El Joven Cruel

En una misma casa vivían una anciana y un joven de muy malos modales y peores  sentimientos. Cada vez que se cruzaba  con la temblorosa y frágil mujer se burlaba de ella y a la menor  ocasión  la  empujaba  para hacerla caer. En público la ridiculizaba,  y se mofaba de su apergaminado rostro  y de sus encías desdentadas. Nunca perdía la oportunidad de mofarse de ella.

Y así iba sucediendo  a lo largo  de meses; pero  la anciana  tenía un nieto  que había invertido  muchos  años en el estudio  de las antiguas medicinas de Oriente. Nada había que desconociera sobre pócimas,  ungüentos, bebedizos y plantas  perturbadoras de la conciencia.  Cuando  el nieto regresó al pueblo para visitar a su abuela, los habitantes de la localidad  le hicieron  saber a qué clase de vejaciones y malos tratos estaba siendo sometida.

El nieto se sintió sobrecogido  y experimentó una gran compasión  hacia su abuela, pero  como era fundamentalmente indulgente  no quería vengarse del joven cruel, sino trazar un plan que pudiera  darle una buena lección.

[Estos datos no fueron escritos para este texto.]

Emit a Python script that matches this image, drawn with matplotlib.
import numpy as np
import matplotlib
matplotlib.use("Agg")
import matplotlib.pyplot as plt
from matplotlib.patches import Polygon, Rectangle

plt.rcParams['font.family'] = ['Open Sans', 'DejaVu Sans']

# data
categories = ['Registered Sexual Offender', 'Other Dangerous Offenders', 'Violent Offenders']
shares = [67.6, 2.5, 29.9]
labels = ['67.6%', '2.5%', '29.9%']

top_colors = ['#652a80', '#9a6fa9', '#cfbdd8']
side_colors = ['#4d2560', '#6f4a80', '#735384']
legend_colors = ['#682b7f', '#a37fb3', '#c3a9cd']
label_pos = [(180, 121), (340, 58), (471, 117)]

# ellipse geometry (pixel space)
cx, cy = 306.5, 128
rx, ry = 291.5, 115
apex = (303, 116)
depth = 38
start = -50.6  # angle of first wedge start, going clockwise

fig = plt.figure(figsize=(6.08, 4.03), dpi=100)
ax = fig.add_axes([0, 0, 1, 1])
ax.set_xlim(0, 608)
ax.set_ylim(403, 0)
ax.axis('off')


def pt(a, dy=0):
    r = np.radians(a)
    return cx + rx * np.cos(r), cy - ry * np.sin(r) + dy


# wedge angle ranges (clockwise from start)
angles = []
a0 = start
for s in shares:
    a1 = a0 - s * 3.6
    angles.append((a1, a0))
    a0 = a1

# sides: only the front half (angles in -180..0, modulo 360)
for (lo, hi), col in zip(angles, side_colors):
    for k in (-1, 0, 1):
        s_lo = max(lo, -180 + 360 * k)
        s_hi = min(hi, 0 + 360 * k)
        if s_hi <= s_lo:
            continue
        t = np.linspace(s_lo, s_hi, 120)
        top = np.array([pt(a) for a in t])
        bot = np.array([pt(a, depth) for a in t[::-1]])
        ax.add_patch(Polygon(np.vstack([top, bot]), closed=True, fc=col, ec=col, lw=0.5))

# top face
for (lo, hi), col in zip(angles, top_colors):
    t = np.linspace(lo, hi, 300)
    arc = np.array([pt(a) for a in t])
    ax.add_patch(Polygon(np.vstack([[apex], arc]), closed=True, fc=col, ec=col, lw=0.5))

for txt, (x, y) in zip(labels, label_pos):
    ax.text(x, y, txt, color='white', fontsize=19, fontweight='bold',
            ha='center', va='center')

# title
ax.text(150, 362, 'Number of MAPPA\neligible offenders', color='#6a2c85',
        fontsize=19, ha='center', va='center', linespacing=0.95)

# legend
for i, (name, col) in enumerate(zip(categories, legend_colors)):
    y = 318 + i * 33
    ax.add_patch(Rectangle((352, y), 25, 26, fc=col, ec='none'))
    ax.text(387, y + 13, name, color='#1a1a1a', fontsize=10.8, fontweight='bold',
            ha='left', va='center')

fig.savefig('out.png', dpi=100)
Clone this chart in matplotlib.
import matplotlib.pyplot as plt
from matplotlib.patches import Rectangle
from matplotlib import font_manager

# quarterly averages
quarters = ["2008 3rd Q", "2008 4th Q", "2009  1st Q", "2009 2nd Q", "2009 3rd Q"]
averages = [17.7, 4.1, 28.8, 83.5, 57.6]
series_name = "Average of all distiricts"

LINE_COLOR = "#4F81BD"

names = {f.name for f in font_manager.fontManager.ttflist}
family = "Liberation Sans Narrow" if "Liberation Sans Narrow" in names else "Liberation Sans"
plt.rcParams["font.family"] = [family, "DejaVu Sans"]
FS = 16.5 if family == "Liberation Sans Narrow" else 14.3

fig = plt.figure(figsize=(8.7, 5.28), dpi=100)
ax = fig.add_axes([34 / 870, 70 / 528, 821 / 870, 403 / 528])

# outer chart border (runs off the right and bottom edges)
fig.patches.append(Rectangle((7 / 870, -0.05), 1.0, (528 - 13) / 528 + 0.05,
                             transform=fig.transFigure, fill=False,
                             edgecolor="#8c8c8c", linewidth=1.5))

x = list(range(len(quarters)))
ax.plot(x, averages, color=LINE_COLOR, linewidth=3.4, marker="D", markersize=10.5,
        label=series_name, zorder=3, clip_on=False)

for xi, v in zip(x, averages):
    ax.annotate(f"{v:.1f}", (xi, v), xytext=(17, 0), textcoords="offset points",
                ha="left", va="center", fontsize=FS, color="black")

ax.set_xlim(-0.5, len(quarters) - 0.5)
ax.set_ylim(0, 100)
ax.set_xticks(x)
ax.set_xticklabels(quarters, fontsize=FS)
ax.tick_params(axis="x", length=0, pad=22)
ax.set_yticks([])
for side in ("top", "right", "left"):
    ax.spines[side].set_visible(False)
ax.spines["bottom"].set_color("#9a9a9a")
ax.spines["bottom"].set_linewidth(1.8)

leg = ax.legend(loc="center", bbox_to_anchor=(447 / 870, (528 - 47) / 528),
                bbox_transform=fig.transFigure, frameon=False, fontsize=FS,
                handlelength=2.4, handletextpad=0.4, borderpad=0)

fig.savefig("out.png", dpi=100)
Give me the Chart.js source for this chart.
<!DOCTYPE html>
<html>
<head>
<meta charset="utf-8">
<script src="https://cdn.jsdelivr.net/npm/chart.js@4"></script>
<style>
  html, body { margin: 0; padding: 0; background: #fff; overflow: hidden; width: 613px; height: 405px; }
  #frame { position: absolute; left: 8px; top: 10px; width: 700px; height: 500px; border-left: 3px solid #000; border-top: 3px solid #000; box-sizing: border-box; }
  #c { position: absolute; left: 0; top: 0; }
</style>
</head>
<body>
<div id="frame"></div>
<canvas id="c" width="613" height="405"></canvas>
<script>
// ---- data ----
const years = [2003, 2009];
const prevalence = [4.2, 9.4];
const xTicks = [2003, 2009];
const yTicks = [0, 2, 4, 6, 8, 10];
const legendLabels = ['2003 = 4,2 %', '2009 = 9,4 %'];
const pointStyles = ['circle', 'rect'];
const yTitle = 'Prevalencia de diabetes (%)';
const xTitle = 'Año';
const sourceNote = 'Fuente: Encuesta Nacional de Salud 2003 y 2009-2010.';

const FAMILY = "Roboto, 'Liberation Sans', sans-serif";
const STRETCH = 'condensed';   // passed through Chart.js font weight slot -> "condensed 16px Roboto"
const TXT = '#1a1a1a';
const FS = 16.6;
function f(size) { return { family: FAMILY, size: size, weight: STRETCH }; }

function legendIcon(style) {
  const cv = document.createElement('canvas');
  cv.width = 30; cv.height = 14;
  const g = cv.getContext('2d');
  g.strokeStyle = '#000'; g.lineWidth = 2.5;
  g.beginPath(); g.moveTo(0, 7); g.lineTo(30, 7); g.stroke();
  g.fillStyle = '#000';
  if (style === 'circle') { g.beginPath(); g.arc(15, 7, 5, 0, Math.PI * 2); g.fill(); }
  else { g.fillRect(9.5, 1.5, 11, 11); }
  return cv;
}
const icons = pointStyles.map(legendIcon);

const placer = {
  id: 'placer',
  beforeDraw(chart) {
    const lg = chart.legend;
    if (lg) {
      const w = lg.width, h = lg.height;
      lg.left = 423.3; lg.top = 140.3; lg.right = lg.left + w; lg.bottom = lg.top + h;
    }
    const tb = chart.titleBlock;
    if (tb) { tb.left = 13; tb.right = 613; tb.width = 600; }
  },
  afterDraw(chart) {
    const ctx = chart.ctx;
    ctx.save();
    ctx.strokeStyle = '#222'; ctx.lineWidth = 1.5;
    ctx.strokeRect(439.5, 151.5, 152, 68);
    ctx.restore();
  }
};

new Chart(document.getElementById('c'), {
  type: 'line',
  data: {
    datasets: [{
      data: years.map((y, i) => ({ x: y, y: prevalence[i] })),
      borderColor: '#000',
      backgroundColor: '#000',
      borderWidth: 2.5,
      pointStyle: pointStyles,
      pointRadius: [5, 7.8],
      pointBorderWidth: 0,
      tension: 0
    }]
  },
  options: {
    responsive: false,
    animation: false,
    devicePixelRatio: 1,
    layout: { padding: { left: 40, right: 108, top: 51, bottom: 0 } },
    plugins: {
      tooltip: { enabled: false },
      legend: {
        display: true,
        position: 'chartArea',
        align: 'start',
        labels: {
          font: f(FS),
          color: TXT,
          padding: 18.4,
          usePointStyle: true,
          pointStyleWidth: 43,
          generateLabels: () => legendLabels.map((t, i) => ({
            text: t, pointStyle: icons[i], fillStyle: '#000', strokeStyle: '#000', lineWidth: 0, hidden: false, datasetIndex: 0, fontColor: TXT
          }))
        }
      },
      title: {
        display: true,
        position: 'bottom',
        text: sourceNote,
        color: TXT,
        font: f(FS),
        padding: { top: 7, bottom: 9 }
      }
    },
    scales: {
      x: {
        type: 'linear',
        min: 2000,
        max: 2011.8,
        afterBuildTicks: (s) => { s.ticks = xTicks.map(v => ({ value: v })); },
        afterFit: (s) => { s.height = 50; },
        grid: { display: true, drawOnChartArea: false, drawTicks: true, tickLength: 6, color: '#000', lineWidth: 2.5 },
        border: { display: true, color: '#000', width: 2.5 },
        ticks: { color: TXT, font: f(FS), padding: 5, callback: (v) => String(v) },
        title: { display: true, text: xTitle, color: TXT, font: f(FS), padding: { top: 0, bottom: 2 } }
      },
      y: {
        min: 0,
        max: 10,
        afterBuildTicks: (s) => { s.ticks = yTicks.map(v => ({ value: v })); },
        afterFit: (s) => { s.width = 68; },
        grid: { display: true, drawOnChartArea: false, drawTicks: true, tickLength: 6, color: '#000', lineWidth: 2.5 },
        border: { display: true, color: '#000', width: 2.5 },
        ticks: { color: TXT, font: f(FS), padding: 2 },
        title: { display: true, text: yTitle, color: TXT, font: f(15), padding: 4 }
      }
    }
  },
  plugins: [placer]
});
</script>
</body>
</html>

Cierto  día, entró  en la casa del joven despiadado y puso  una  sustancia  especial  en sus alimentos.  Llegó la noche y el joven cenó de buena gana y se fue a dormir.  Al alba se despertó  y ya estaba su mente imaginando  nuevas burlas  para  provocar  a la anciana,  cuando,  al intentar incorporarse del lecho, notó  una gran debilidad,  le faltaba la respiración  y le dolían  todos  los huesos;  apenas podía moverse y le costaba mucho fijar la vista. Pero ¿qué le estaba  ocurriendo? Casi arrastrándose, extenuado y dolorido, logró  llegar hasta  el lavabo para  asearse.  Con horror, contempló su cara en el espejo. Un grito de espanto se escapó de su garganta:  no era su rostro  el que veía reflejado en el espejo, sino el de la anciana a la que tanto había maltratado. Pasado el primer  momento de enorme angustia,  se detuvo  a contemplar esa cara:  apreció  una mirada apagada, contempló las profundas arrugas que surcaban la carne, la nariz afilada como un cuchillo, aquellas cejas casi ralas, las encías desdentadas, la vacilante mandíbula, los labios amoratados… Sin embargo, en esas facciones en las que el tiempo había dejado su inexorable  huella también  había  mucho  amor,  paciencia  y serenidad.  Los ojos del joven empezaron a llenarse de lágrimas, la ternura afloró a su corazón y comprendió en un momento todo el mal que le había causado a la anciana. Por primera  vez pudo  ponerse  en el lugar de la mujer y sintió un infinito cariño hacia ella.

Al cabo de unas horas, el efecto de la pócima desapareció,  y el joven recuperó  su aspecto  habitual  y su excelente vitalidad. Cuando  ese día se cruzó con la anciana, se arrodilló  ante  ella y besó sus pies. Desde  entonces,  la anciana ganó un segundo nieto y el verdadero nieto se dijo a sí mismo: «Si en este mundo  hubiera pócimas para cambiar a todas las personas aviesas, sería un verdadero paraíso».

Reflexión

Existe mucha crueldad en el mundo  y buena parte de ella viene dada por la codicia, el desmesurado egocentrismo y la incapacidad  para ponerse  en el lugar de los otros y sentir  como  propio  el sufrimiento  ajeno.  Hay  que  ir desarrollando el amor incondicional hacia todos los seres si queremos  humanizarnos y humanizar  el planeta,  y si deseamos,  realmente,  pasar  de ser homoanimales a ser seres humanos con un corazón tierno y compasivo. Se nos dice en el Dhammapada: «Al que cultiva  el amor  hacia todos los seres, a ése lo llamo yo noble».